Good stuff Todd. How about some wrist mobility. I find with bodyweight exercises there is a big need for it to protect not only wrists but elbows. Thanks.
Great idea Richard. I’m always doing wrist mobility stuff so I think I can put something together for that. 🙂
They are really helpful and feel immediate hip relaxed .
Just to enrich, there is deep stretch done by coach Steve Maxwell .
IF this information should not be written in the comment area then pls accept my apology and delete it. I just wanted to enrich by adding more infos.
Hi h, this is a perfect place to comment about it. If you have a link that would be great!
Great stuff…can’t thank you enough. I have been doing the shoulder exercises and really enjoy them. I tried these today and will be adding them to my routine as well. I play a lot of golf and these exercises will really help with range of motion.
Great Dave! Hope your golf game continues to improve! Thanks for the comment.

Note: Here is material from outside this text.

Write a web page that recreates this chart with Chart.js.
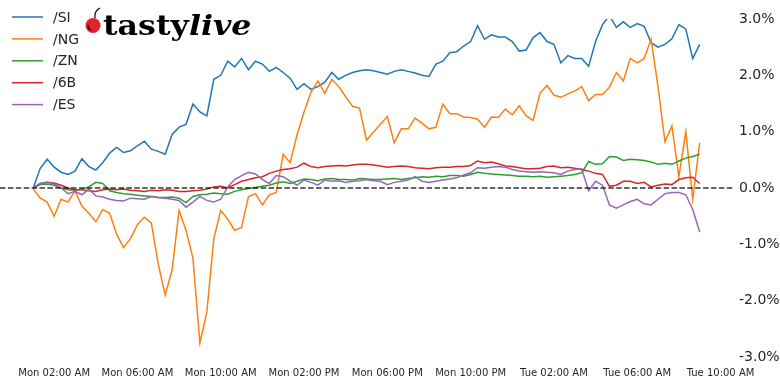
<!DOCTYPE html>
<html>
<head>
<meta charset="utf-8">
<script src="https://cdn.jsdelivr.net/npm/chart.js@4/dist/chart.umd.min.js"></script>
<style>
  html, body { margin: 0; padding: 0; background: #fff; }
  #wrap { width: 780px; height: 383px; position: relative; }
</style>
</head>
<body>
<div id="wrap"><canvas id="myChart"></canvas></div>
<script>
// time axis: hours since Mon 00:00, one reading every 20 minutes
var startHour = 1.0
var stepHours = 1 / 3
var tickHours = [2, 6, 10, 14, 18, 22, 26, 30, 34]

var seriesNames = ['/SI', '/NG', '/ZN', '/6B', '/ES']
var seriesColors = ['#1f77b4', '#ff7f0e', '#2ca02c', '#d62728', '#9467bd']

// % change from the first print
var siValues = [0.0,0.35,0.51,0.37,0.28,0.24,0.30,0.52,0.38,0.32,
  0.45,0.62,0.72,0.63,0.66,0.75,0.83,0.69,0.65,0.60,
  0.95,1.08,1.13,1.49,1.35,1.28,1.93,2.00,2.25,2.15,
  2.30,2.10,2.25,2.20,2.07,2.14,2.05,1.95,1.75,1.85,
  1.75,1.80,1.88,2.05,1.93,2.00,2.05,2.08,2.10,2.08,
  2.05,2.02,2.07,2.10,2.07,2.04,2.00,1.98,2.20,2.25,
  2.40,2.42,2.52,2.60,2.88,2.64,2.72,2.68,2.68,2.60,
  2.43,2.45,2.67,2.76,2.60,2.55,2.22,2.35,2.30,2.30,
  2.16,2.60,2.90,3.06,2.85,2.95,2.85,2.92,2.87,2.58,
  2.50,2.55,2.65,2.90,2.82,2.30,2.55]

var ngValues = [-0.02,-0.18,-0.25,-0.50,-0.20,-0.25,-0.05,-0.32,-0.45,-0.60,
  -0.38,-0.45,-0.82,-1.06,-0.90,-0.65,-0.52,-0.62,-1.35,-1.90,
  -1.45,-0.40,-0.75,-1.25,-2.75,-2.20,-0.90,-0.40,-0.55,-0.75,
  -0.70,-0.15,-0.10,-0.30,-0.12,-0.08,0.60,0.45,0.95,1.35,
  1.70,1.90,1.68,1.93,1.80,1.62,1.45,1.42,0.85,0.99,
  1.13,1.27,0.80,1.05,1.05,1.24,1.15,1.05,1.08,1.49,
  1.32,1.32,1.26,1.25,1.22,1.08,1.26,1.25,1.40,1.30,
  1.46,1.28,1.20,1.68,1.82,1.65,1.61,1.67,1.72,1.80,
  1.55,1.66,1.66,1.79,2.05,1.90,2.30,2.22,2.30,2.64,
  1.80,0.82,1.10,0.20,1.00,-0.20,0.80]

var znValues = [0.00,0.06,0.07,0.05,0.00,-0.03,-0.04,-0.02,0.02,0.10,
  0.08,-0.05,-0.08,-0.10,-0.11,-0.13,-0.14,-0.15,-0.17,-0.17,
  -0.16,-0.18,-0.26,-0.15,-0.12,-0.11,-0.09,-0.10,-0.11,-0.06,
  -0.03,-0.01,0.01,0.03,0.05,0.09,0.11,0.08,0.12,0.16,
  0.15,0.13,0.16,0.17,0.15,0.15,0.14,0.17,0.16,0.15,
  0.15,0.16,0.17,0.15,0.17,0.18,0.20,0.19,0.21,0.20,
  0.22,0.22,0.21,0.24,0.28,0.26,0.25,0.24,0.23,0.22,
  0.21,0.21,0.20,0.21,0.19,0.20,0.21,0.22,0.24,0.27,
  0.47,0.42,0.43,0.56,0.55,0.49,0.51,0.50,0.49,0.46,
  0.42,0.44,0.42,0.48,0.53,0.56,0.60]

var b6Values = [0.00,0.08,0.10,0.09,0.05,0.00,-0.03,-0.03,-0.05,-0.06,
  -0.03,-0.02,-0.03,-0.02,-0.04,-0.05,-0.06,-0.04,-0.05,-0.03,
  -0.04,-0.06,-0.06,-0.05,-0.04,-0.02,0.02,0.03,0.00,0.06,
  0.12,0.15,0.18,0.20,0.26,0.30,0.33,0.34,0.37,0.44,
  0.38,0.36,0.38,0.39,0.40,0.39,0.41,0.42,0.42,0.41,
  0.39,0.37,0.38,0.39,0.38,0.36,0.35,0.34,0.36,0.37,
  0.37,0.38,0.38,0.40,0.48,0.45,0.46,0.43,0.39,0.38,
  0.36,0.34,0.34,0.35,0.38,0.39,0.36,0.37,0.35,0.33,
  0.30,0.26,0.24,0.03,0.05,0.12,0.12,0.08,0.10,0.02,
  0.05,0.07,0.06,0.15,0.18,0.19,0.08]

var esValues = [0.00,0.08,0.10,0.07,0.00,-0.10,-0.06,-0.12,-0.02,-0.14,
  -0.16,-0.20,-0.22,-0.23,-0.18,-0.19,-0.20,-0.15,-0.17,-0.18,
  -0.20,-0.22,-0.34,-0.25,-0.15,-0.22,-0.25,-0.20,0.02,0.15,
  0.22,0.28,0.25,0.15,0.08,0.22,0.20,0.12,0.05,0.14,
  0.10,0.05,0.14,0.12,0.13,0.10,0.12,0.13,0.15,0.13,
  0.12,0.06,0.10,0.12,0.14,0.20,0.12,0.10,0.12,0.14,
  0.16,0.18,0.23,0.27,0.36,0.35,0.37,0.38,0.37,0.33,
  0.30,0.29,0.28,0.29,0.28,0.27,0.24,0.30,0.33,0.34,
  -0.05,0.12,0.05,-0.30,-0.36,-0.30,-0.24,-0.20,-0.28,-0.30,
  -0.20,-0.10,-0.08,-0.08,-0.12,-0.38,-0.78]

var allValues = [siValues, ngValues, znValues, b6Values, esValues]


function fmtHour(v) {
  var day = v < 24 ? 'Mon' : 'Tue'
  var h = v % 24
  var ampm = h < 12 ? 'AM' : 'PM'
  var h12 = h % 12 === 0 ? 12 : h % 12
  return day + ' ' + String(h12).padStart(2, '0') + ':00 ' + ampm
}

function return_data() {
  var x = { datasets: [] }
  for (var s = 0; s < seriesNames.length; s++) {
    var pts = []
    for (var i = 0; i < allValues[s].length; i++) {
      pts.push({ x: startHour + i * stepHours, y: allValues[s][i] })
    }
    x.datasets.push({
      label: seriesNames[s],
      data: pts,
      borderColor: seriesColors[s],
      backgroundColor: seriesColors[s],
      borderWidth: 1.5,
      pointRadius: 0,
      tension: 0,
      // last series on top, like the original
      order: seriesNames.length - 1 - s
    })
  }
  return x
}

// dashed line at 0%
var zeroLine = {
  id: 'zeroLine',
  afterDatasetsDraw: function(chart) {
    var ctx = chart.ctx, area = chart.chartArea
    var y = chart.scales.y.getPixelForValue(0)
    ctx.save()
    ctx.strokeStyle = 'rgba(0,0,0,0.8)'
    ctx.lineWidth = 1.5
    ctx.setLineDash([5.5, 2.4])
    ctx.beginPath()
    ctx.moveTo(area.left, y)
    ctx.lineTo(area.right, y)
    ctx.stroke()
    ctx.restore()
  }
}

// legend in the top left corner plus the logo
var decor = {
  id: 'decor',
  afterDraw: function(chart) {
    var ctx = chart.ctx
    ctx.save()
    chart.data.datasets.forEach(function(ds, i) {
      var y = 17 + i * 21.9
      ctx.strokeStyle = ds.borderColor
      ctx.lineWidth = 1.5
      ctx.beginPath()
      ctx.moveTo(12, y)
      ctx.lineTo(43, y)
      ctx.stroke()
      ctx.fillStyle = '#262626'
      ctx.font = '14px "DejaVu Sans"'
      ctx.textBaseline = 'middle'
      ctx.fillText(ds.label, 53, y + 1)
    })

    // cherry
    ctx.fillStyle = '#e3212b'
    ctx.beginPath()
    ctx.arc(93, 25.5, 7.5, 0, Math.PI * 2)
    ctx.fill()
    ctx.strokeStyle = '#111'
    ctx.lineWidth = 1.1
    ctx.beginPath()
    ctx.arc(93, 25.5, 5, Math.PI * 0.6, Math.PI * 1.05)
    ctx.stroke()
    ctx.lineWidth = 1.3
    ctx.beginPath()
    ctx.moveTo(95, 18)
    ctx.quadraticCurveTo(94, 11, 100, 8)
    ctx.stroke()

    // wordmark, stretched a little to the width of the original
    ctx.translate(103, 35)
    ctx.scale(1.13, 1)
    ctx.fillStyle = '#000'
    ctx.textBaseline = 'alphabetic'
    ctx.font = 'bold 28px "DejaVu Serif"'
    ctx.fillText('tasty', 0, 0)
    var w = ctx.measureText('tasty').width
    ctx.font = 'italic bold 28px "DejaVu Serif"'
    ctx.fillText('live', w, 0)
    ctx.restore()
  }
}


var ctx = document.getElementById('myChart').getContext('2d')

var chart = new Chart(ctx, {
  type: 'line',
  data: return_data(),
  plugins: [zeroLine, decor],
  options: {
    responsive: true,
    maintainAspectRatio: false,
    animation: false,
    layout: { padding: { top: 19, bottom: 0, left: 0, right: 0 } },
    plugins: { legend: { display: false }, tooltip: { enabled: false } },
    scales: {
      x: {
        type: 'linear',
        min: -0.6,
        max: 34.6,
        grid: { display: false, drawTicks: false },
        border: { display: false },
        afterBuildTicks: function(s) {
          s.ticks = tickHours.map(function(v) { return { value: v } })
        },
        afterFit: function(s) { s.height = 26 },
        ticks: {
          autoSkip: false,
          maxRotation: 0,
          padding: 10,
          color: '#262626',
          font: { family: 'DejaVu Sans', size: 10 },
          callback: function(v) { return fmtHour(v) }
        }
      },
      y: {
        position: 'right',
        min: -3,
        max: 3,
        grid: { display: false, drawTicks: false },
        border: { display: false },
        afterFit: function(s) { s.width = 47 },
        ticks: {
          stepSize: 1,
          padding: 6,
          color: '#262626',
          font: { family: 'DejaVu Sans', size: 14 },
          callback: function(v) { return v.toFixed(1) + '%' }
        }
      }
    }
  }
})
</script>
</body>
</html>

Hi Todd, thanks for granting our wishes… 😀
Your shoulder mobility exercises were great, my stiff shoulders are more flexible now. Can’t wait to try these hip exercises.
Thanks a lot!
Awesome David! Let me know what you think!
Hey Todd,Hi I’m from India and I’m a big fan of your website and the entire concept of bodyweight exercises and functional strength.. But I think I may have anterior pelvic tilt..its a huge hindrance to better abs and flexibility..can you suggest stretches ?? P.s. I have tried planks and hip bridges but no result except getting stronger and hence immune..thanks. Appreciate your efforts with the website..kudos
Hi Kaushik, thanks for the comment. Anterior pelvic tilt is found mostly in people that sit a lot for their job. Their hip flexors shorten and pull the pelvis downward. The stretches in this article will help along with frequently getting up and stretching our your hip flexors (you can using reeling silk -above). That should help. 🙂
Thanks for these. I wake up with hip pain every morning and I am going to try out your suggestions after my workout.
I tried them while watching your video and already feel my hips loosening.
Awesome Oosha! So glad I could help!